Taming the Wild Cards
On tough votes, the Senate Republicans will not have an easy time finding Democrats to offset GOP defections.
One of the most fascinating shows to watch for the next two years is a drama focusing on what Republicans will be able to do with their unexpectedly large 55-45 majority in the United States Senate. While most observers anticipated that Republicans would hold onto their majority, or maybe increase it by a seat or two, a four-seat gain -- halfway to a theoretical filibuster-proof majority -- was an outcome no one likely contemplated. Conservatives are already making great plans for an aggressive agenda, but whether those agenda items can win approval in the Senate remains an open question.
The challenges facing Senate Majority Leader Bill Frist, R-Tenn., are quite obvious. First, he has for all practical purposes five moderate votes that, depending on the issue, can bail out on him in a minute. First in line is Sen. Lincoln Chafee of Rhode Island, who is a charter member of what conservatives snidely call the "RINO" club: Republicans In Name Only. Then come Sens. Arlen Specter of Pennsylvania and Susan Collins and Olympia Snowe, both of Maine. The fifth moderate is actually a hybrid: Sen. George Voinovich of Ohio on tax and budget issues, and Sen. John McCain of Arizona on other issues. Each man is reliably conservative on enough issues that it is inaccurate to describe them as moderates, but each also strays off the reservation enough that their votes cannot often be counted on.
Making matters more difficult is the fact that, with the exception of Nebraska Sen. Ben Nelson, there are no true conservative Democrats left in the Senate, and only a handful of moderates: Sens. Max Baucus of Montana, Evan Bayh of Indiana, Mary Landrieu of Louisiana, Joseph Lieberman of Connecticut, Blanche Lincoln and Mark Pryor of Arkansas and Bill Nelson of Florida. We must wait to see where Senators-elect Barack Obama of Illinois (who had a passable rating among business interests in the Illinois Legislature) and Ken Salazar of Colorado end up falling on the ideological scale.
The bottom line is that on tough votes, the Republican majority will not have an easy time finding Democrats to offset GOP defections. There will be none like Sen. Zell Miller of Georgia left to easily make up the difference.
Republicans have legitimate beefs with Democrats over their use and threat of the filibuster against as many as 16 of President Bush's judicial nominations. Then again, Democrats have equally legitimate arguments that Republicans started this with their refusal to hold Judiciary Committee hearings for 62 of President Clinton's nominees during his eight years in office. Both parties are guilty of selective outrage on this issue, with Republican threats to invoke the "nuclear option" foreclosing on the ability of the minority to filibuster judicial nominations potentially setting the stage for an early fight that might set the tone for the next two years.
If Specter is allowed to take over the Judiciary Committee -- not a certain outcome after he seemed to warn Bush about nominating a Supreme Court justice who would vote to overturn the Roe v. Wade decision on abortion rights -- he is likely to be on such a short leash that for once, the leadership might actually have some control over him. Well, maybe.

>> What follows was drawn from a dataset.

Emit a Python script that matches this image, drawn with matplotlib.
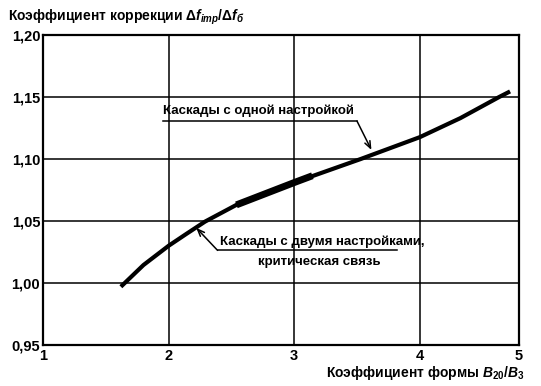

Further complicating matters is that Frist, who has had a contentious and highly problematic tenure as leader thus far, entering only his 10th year as a member of any legislative body and only the third in a leadership capacity, will be a lame duck, as both a leader and as a senator. The Tennessee senator has already announced that he would only serve two terms in the Senate. Any decisions he makes will be viewed, inevitably, in the context of his widely touted potential candidacy for president in 2008.
Indeed, as many as five or six members of the Senate Republican Conference are viewed as at least contemplating bids for the GOP presidential nomination; they are likely to cut Frist little slack.
Then again, one can expect a fairly sizable number of Senate Democrats to jockey for that party's White House nomination. With them trying to curry favor with party activists and constituency groups, the majority leader's task of trying to scrounge up enough votes to get something passed will not get any easier.
Incoming Senate Minority Leader Harry Reid, D-Nev., is widely expected to have a better working relationship with the GOP majority than did outgoing Minority Leader Tom Daschle. Then again, the Daschle loss and the testiness of attacks, going in both directions, in South Dakota and, for that matter, in the Kentucky Senate race with Republican Sen. Jim Bunning, are likely to reverberate around the chamber for some time to come.
All in all, it is not at all clear how productive the Senate will be over the next two years. But it promises to be the most interesting show in town.